» **YOUR TASK**
Set down all of the data that follows word for word, without the images.

» **MATERIAL PROVIDED**
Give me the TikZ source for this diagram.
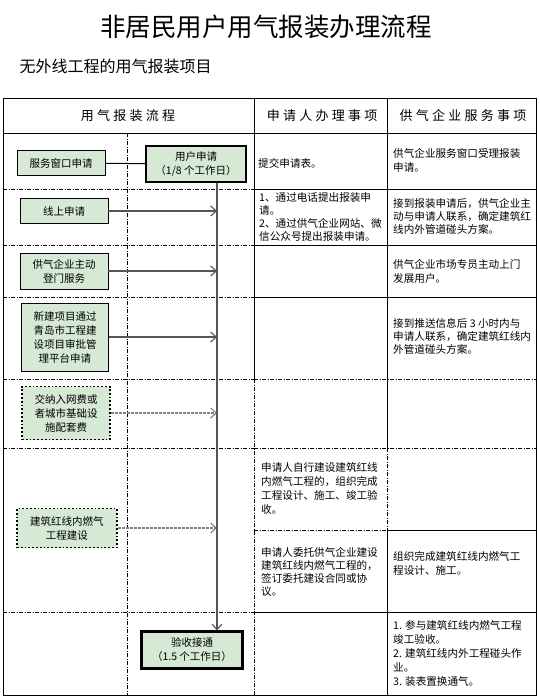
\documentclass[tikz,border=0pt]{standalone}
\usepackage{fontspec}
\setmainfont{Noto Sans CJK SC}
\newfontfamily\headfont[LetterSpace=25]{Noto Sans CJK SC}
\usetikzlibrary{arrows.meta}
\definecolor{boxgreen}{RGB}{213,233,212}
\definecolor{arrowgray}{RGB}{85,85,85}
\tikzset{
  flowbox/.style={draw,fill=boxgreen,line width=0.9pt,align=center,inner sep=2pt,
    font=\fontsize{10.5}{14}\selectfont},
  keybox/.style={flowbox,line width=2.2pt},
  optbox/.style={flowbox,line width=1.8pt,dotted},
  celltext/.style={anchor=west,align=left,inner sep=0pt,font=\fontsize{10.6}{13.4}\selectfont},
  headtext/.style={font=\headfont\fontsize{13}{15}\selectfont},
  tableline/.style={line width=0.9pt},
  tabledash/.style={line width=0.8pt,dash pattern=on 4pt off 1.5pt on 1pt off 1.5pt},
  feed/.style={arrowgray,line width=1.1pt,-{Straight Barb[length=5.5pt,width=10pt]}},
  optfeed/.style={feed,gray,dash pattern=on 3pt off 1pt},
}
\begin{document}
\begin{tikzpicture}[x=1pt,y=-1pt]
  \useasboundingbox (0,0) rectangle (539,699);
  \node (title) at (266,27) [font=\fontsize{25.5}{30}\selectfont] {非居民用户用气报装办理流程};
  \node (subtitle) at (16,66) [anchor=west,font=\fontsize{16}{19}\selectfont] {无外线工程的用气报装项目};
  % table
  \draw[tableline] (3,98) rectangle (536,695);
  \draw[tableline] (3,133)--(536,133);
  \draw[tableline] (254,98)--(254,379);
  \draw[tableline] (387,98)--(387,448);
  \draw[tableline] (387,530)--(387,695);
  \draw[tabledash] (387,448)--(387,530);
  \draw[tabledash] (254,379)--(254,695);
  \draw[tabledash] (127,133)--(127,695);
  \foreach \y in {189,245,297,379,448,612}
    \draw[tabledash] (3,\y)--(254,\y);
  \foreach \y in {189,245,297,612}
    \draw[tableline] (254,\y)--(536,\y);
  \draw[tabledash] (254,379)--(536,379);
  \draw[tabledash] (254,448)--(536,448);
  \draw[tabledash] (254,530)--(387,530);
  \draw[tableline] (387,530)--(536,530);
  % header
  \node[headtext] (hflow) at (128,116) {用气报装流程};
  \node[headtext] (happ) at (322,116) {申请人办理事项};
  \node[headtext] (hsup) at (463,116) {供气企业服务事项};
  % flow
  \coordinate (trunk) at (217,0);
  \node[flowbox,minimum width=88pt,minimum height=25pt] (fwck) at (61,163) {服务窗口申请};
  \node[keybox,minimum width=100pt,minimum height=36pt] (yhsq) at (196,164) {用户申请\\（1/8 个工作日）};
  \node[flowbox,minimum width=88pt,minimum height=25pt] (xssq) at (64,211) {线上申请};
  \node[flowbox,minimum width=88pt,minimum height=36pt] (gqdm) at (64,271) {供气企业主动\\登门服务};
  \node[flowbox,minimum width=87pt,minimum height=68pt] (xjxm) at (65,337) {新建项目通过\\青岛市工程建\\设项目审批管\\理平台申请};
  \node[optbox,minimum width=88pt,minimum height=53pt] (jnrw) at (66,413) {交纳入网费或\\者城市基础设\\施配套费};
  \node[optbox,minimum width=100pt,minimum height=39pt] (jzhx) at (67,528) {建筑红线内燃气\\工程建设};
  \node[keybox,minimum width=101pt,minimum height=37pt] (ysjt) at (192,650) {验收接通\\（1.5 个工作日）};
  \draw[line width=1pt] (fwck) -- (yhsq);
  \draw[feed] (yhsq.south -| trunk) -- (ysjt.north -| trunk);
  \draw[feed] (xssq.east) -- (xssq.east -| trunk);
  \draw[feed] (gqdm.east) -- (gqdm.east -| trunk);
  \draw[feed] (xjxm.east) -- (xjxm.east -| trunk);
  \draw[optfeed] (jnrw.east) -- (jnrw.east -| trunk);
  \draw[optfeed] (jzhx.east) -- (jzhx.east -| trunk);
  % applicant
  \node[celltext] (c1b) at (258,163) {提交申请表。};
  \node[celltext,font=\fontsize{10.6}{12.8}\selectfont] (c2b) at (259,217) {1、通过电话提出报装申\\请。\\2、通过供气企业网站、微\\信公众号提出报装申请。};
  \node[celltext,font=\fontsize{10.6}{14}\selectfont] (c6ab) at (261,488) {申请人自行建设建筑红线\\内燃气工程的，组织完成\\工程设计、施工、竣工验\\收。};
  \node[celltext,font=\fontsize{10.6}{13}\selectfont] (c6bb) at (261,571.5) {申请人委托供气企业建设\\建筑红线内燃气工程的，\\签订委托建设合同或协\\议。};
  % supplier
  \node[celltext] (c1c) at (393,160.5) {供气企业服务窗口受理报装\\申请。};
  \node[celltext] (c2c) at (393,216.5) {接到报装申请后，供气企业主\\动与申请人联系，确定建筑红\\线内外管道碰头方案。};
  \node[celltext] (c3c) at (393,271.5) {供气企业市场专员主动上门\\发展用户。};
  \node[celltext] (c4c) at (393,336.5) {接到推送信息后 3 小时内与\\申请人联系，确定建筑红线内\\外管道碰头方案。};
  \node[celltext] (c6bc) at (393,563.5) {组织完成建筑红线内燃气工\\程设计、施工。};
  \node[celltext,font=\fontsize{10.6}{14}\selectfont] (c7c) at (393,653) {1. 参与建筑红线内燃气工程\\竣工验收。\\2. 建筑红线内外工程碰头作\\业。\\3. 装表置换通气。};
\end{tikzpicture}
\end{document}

» **OUTPUT OF THE TASK**
Give me the TikZ source for this diagram.
\documentclass[tikz,border=0pt]{standalone}
\usepackage{fontspec}
\setmainfont{Noto Sans CJK SC}
\newfontfamily\headfont[LetterSpace=25]{Noto Sans CJK SC}
\usetikzlibrary{arrows.meta}
\definecolor{boxgreen}{RGB}{213,233,212}
\definecolor{arrowgray}{RGB}{85,85,85}
\tikzset{
  flowbox/.style={draw,fill=boxgreen,line width=0.9pt,align=center,inner sep=2pt,
    font=\fontsize{10.5}{14}\selectfont},
  keybox/.style={flowbox,line width=2.2pt},
  optbox/.style={flowbox,line width=1.8pt,dotted},
  celltext/.style={anchor=west,align=left,inner sep=0pt,font=\fontsize{10.6}{13.4}\selectfont},
  headtext/.style={font=\headfont\fontsize{13}{15}\selectfont},
  tableline/.style={line width=0.9pt},
  tabledash/.style={line width=0.8pt,dash pattern=on 4pt off 1.5pt on 1pt off 1.5pt},
  feed/.style={arrowgray,line width=1.1pt,-{Straight Barb[length=5.5pt,width=10pt]}},
  optfeed/.style={feed,gray,dash pattern=on 3pt off 1pt},
}
\begin{document}
\begin{tikzpicture}[x=1pt,y=-1pt]
  \useasboundingbox (0,0) rectangle (539,699);
  \node (title) at (266,27) [font=\fontsize{25.5}{30}\selectfont] {非居民用户用气报装办理流程};
  \node (subtitle) at (16,66) [anchor=west,font=\fontsize{16}{19}\selectfont] {无外线工程的用气报装项目};
  % table
  \draw[tableline] (3,98) rectangle (536,695);
  \draw[tableline] (3,133)--(536,133);
  \draw[tableline] (254,98)--(254,379);
  \draw[tableline] (387,98)--(387,448);
  \draw[tableline] (387,530)--(387,695);
  \draw[tabledash] (387,448)--(387,530);
  \draw[tabledash] (254,379)--(254,695);
  \draw[tabledash] (127,133)--(127,695);
  \foreach \y in {189,245,297,379,448,612}
    \draw[tabledash] (3,\y)--(254,\y);
  \foreach \y in {189,245,297,612}
    \draw[tableline] (254,\y)--(536,\y);
  \draw[tabledash] (254,379)--(536,379);
  \draw[tabledash] (254,448)--(536,448);
  \draw[tabledash] (254,530)--(387,530);
  \draw[tableline] (387,530)--(536,530);
  % header
  \node[headtext] (hflow) at (128,116) {用气报装流程};
  \node[headtext] (happ) at (322,116) {申请人办理事项};
  \node[headtext] (hsup) at (463,116) {供气企业服务事项};
  % flow
  \coordinate (trunk) at (217,0);
  \node[flowbox,minimum width=88pt,minimum height=25pt] (fwck) at (61,163) {服务窗口申请};
  \node[keybox,minimum width=100pt,minimum height=36pt] (yhsq) at (196,164) {用户申请\\（1/8 个工作日）};
  \node[flowbox,minimum width=88pt,minimum height=25pt] (xssq) at (64,211) {线上申请};
  \node[flowbox,minimum width=88pt,minimum height=36pt] (gqdm) at (64,271) {供气企业主动\\登门服务};
  \node[flowbox,minimum width=87pt,minimum height=68pt] (xjxm) at (65,337) {新建项目通过\\青岛市工程建\\设项目审批管\\理平台申请};
  \node[optbox,minimum width=88pt,minimum height=53pt] (jnrw) at (66,413) {交纳入网费或\\者城市基础设\\施配套费};
  \node[optbox,minimum width=100pt,minimum height=39pt] (jzhx) at (67,528) {建筑红线内燃气\\工程建设};
  \node[keybox,minimum width=101pt,minimum height=37pt] (ysjt) at (192,650) {验收接通\\（1.5 个工作日）};
  \draw[line width=1pt] (fwck) -- (yhsq);
  \draw[feed] (yhsq.south -| trunk) -- (ysjt.north -| trunk);
  \draw[feed] (xssq.east) -- (xssq.east -| trunk);
  \draw[feed] (gqdm.east) -- (gqdm.east -| trunk);
  \draw[feed] (xjxm.east) -- (xjxm.east -| trunk);
  \draw[optfeed] (jnrw.east) -- (jnrw.east -| trunk);
  \draw[optfeed] (jzhx.east) -- (jzhx.east -| trunk);
  % applicant
  \node[celltext] (c1b) at (258,163) {提交申请表。};
  \node[celltext,font=\fontsize{10.6}{12.8}\selectfont] (c2b) at (259,217) {1、通过电话提出报装申\\请。\\2、通过供气企业网站、微\\信公众号提出报装申请。};
  \node[celltext,font=\fontsize{10.6}{14}\selectfont] (c6ab) at (261,488) {申请人自行建设建筑红线\\内燃气工程的，组织完成\\工程设计、施工、竣工验\\收。};
  \node[celltext,font=\fontsize{10.6}{13}\selectfont] (c6bb) at (261,571.5) {申请人委托供气企业建设\\建筑红线内燃气工程的，\\签订委托建设合同或协\\议。};
  % supplier
  \node[celltext] (c1c) at (393,160.5) {供气企业服务窗口受理报装\\申请。};
  \node[celltext] (c2c) at (393,216.5) {接到报装申请后，供气企业主\\动与申请人联系，确定建筑红\\线内外管道碰头方案。};
  \node[celltext] (c3c) at (393,271.5) {供气企业市场专员主动上门\\发展用户。};
  \node[celltext] (c4c) at (393,336.5) {接到推送信息后 3 小时内与\\申请人联系，确定建筑红线内\\外管道碰头方案。};
  \node[celltext] (c6bc) at (393,563.5) {组织完成建筑红线内燃气工\\程设计、施工。};
  \node[celltext,font=\fontsize{10.6}{14}\selectfont] (c7c) at (393,653) {1. 参与建筑红线内燃气工程\\竣工验收。\\2. 建筑红线内外工程碰头作\\业。\\3. 装表置换通气。};
\end{tikzpicture}
\end{document}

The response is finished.